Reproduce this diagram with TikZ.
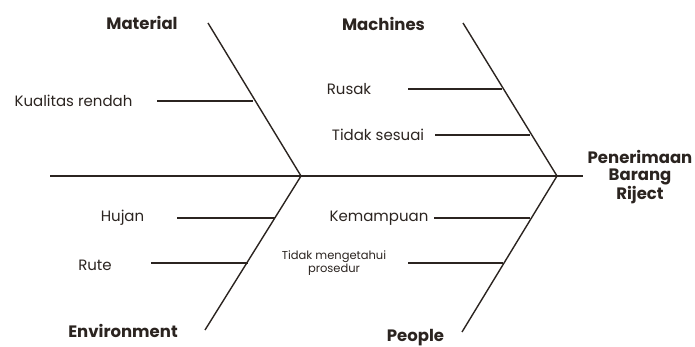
\documentclass[tikz,border=0pt]{standalone}
\usepackage{fontspec}
\setmainfont{Poppins}
\definecolor{ink}{HTML}{2B2420}
\begin{document}
\begin{tikzpicture}[x=1pt,y=-1pt,
  bone/.style={draw=ink,line width=1.4pt},
  cause/.style={text=ink,font=\fontsize{15}{17}\selectfont,inner sep=0pt},
  small/.style={text=ink,font=\fontsize{11.5}{13}\selectfont,inner sep=0pt,align=center},
  cat/.style={text=ink,font=\bfseries\fontsize{16.5}{18}\selectfont,inner sep=0pt},
  head/.style={text=ink,font=\bfseries\fontsize{16.5}{17}\selectfont,inner sep=0pt,align=center}]
\useasboundingbox (0,0) rectangle (695,347);
% spine
\coordinate (tail) at (50,176);
\coordinate (end) at (583,176);
\coordinate (j1) at (301,176);
\coordinate (j2) at (557,176);
\draw[bone] (tail) -- (end);
% main bones
\coordinate (mat) at (208,23);
\coordinate (mac) at (463,23);
\coordinate (env) at (205,330);
\coordinate (peo) at (462,332);
\draw[bone] (mat) -- (j1);
\draw[bone] (mac) -- (j2);
\draw[bone] (env) -- (j1);
\draw[bone] (peo) -- (j2);
% category labels
\node[cat] (lmat) at (142,23) {Material};
\node[cat] (lmac) at (383.5,24) {Machines};
\node[cat] (lenv) at (123,331) {Environment};
\node[cat] (lpeo) at (415.5,338) {People};
\node[head] (lhead) at (640,177) {Penerimaan\\Barang\\Riject};
% causes
\node[cause] (c1) at (73.5,101) {Kualitas rendah};
\coordinate (c1a) at (157,101); \coordinate (c1b) at (253,101);
\draw[bone] (c1a) -- (c1b);
\node[cause] (c2) at (349,89) {Rusak};
\coordinate (c2a) at (408,89); \coordinate (c2b) at (502,89);
\draw[bone] (c2a) -- (c2b);
\node[cause] (c3) at (378,135) {Tidak sesuai};
\coordinate (c3a) at (435,135); \coordinate (c3b) at (530,135);
\draw[bone] (c3a) -- (c3b);
\node[cause] (c4) at (122.5,218) {Hujan};
\coordinate (c4a) at (177,218); \coordinate (c4b) at (275,218);
\draw[bone] (c4a) -- (c4b);
\node[cause] (c5) at (95,265) {Rute};
\coordinate (c5a) at (151,263); \coordinate (c5b) at (248,263);
\draw[bone] (c5a) -- (c5b);
\node[cause] (c6) at (379,218) {Kemampuan};
\coordinate (c6a) at (434,218); \coordinate (c6b) at (530,218);
\draw[bone] (c6a) -- (c6b);
\node[small] (c7) at (334,263.5) {Tidak mengetahui\\prosedur};
\coordinate (c7a) at (408,263); \coordinate (c7b) at (503,263);
\draw[bone] (c7a) -- (c7b);
\end{tikzpicture}
\end{document}
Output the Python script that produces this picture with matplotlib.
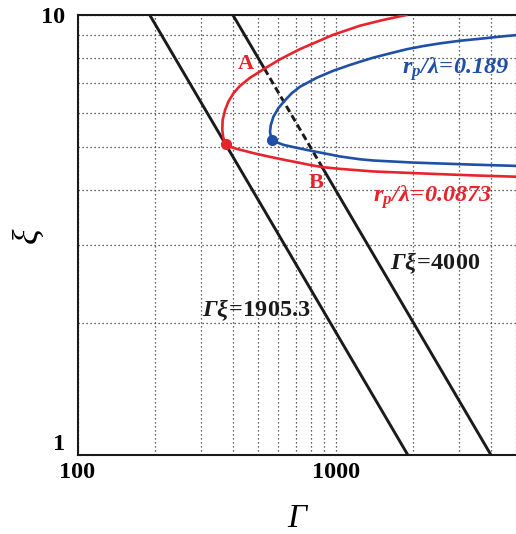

● **TASK DESCRIPTION**
Omit the pictures and output all of the other material exactly.

● **WRITTEN ANSWER**
Reproduce this diagram with TikZ.
\documentclass[tikz,border=0pt]{standalone}
\usepackage{fontspec}
\setmainfont{Poppins}
\definecolor{ink}{HTML}{2B2420}
\begin{document}
\begin{tikzpicture}[x=1pt,y=-1pt,
  bone/.style={draw=ink,line width=1.4pt},
  cause/.style={text=ink,font=\fontsize{15}{17}\selectfont,inner sep=0pt},
  small/.style={text=ink,font=\fontsize{11.5}{13}\selectfont,inner sep=0pt,align=center},
  cat/.style={text=ink,font=\bfseries\fontsize{16.5}{18}\selectfont,inner sep=0pt},
  head/.style={text=ink,font=\bfseries\fontsize{16.5}{17}\selectfont,inner sep=0pt,align=center}]
\useasboundingbox (0,0) rectangle (695,347);
% spine
\coordinate (tail) at (50,176);
\coordinate (end) at (583,176);
\coordinate (j1) at (301,176);
\coordinate (j2) at (557,176);
\draw[bone] (tail) -- (end);
% main bones
\coordinate (mat) at (208,23);
\coordinate (mac) at (463,23);
\coordinate (env) at (205,330);
\coordinate (peo) at (462,332);
\draw[bone] (mat) -- (j1);
\draw[bone] (mac) -- (j2);
\draw[bone] (env) -- (j1);
\draw[bone] (peo) -- (j2);
% category labels
\node[cat] (lmat) at (142,23) {Material};
\node[cat] (lmac) at (383.5,24) {Machines};
\node[cat] (lenv) at (123,331) {Environment};
\node[cat] (lpeo) at (415.5,338) {People};
\node[head] (lhead) at (640,177) {Penerimaan\\Barang\\Riject};
% causes
\node[cause] (c1) at (73.5,101) {Kualitas rendah};
\coordinate (c1a) at (157,101); \coordinate (c1b) at (253,101);
\draw[bone] (c1a) -- (c1b);
\node[cause] (c2) at (349,89) {Rusak};
\coordinate (c2a) at (408,89); \coordinate (c2b) at (502,89);
\draw[bone] (c2a) -- (c2b);
\node[cause] (c3) at (378,135) {Tidak sesuai};
\coordinate (c3a) at (435,135); \coordinate (c3b) at (530,135);
\draw[bone] (c3a) -- (c3b);
\node[cause] (c4) at (122.5,218) {Hujan};
\coordinate (c4a) at (177,218); \coordinate (c4b) at (275,218);
\draw[bone] (c4a) -- (c4b);
\node[cause] (c5) at (95,265) {Rute};
\coordinate (c5a) at (151,263); \coordinate (c5b) at (248,263);
\draw[bone] (c5a) -- (c5b);
\node[cause] (c6) at (379,218) {Kemampuan};
\coordinate (c6a) at (434,218); \coordinate (c6b) at (530,218);
\draw[bone] (c6a) -- (c6b);
\node[small] (c7) at (334,263.5) {Tidak mengetahui\\prosedur};
\coordinate (c7a) at (408,263); \coordinate (c7b) at (503,263);
\draw[bone] (c7a) -- (c7b);
\end{tikzpicture}
\end{document}
Output the Python script that produces this picture with matplotlib.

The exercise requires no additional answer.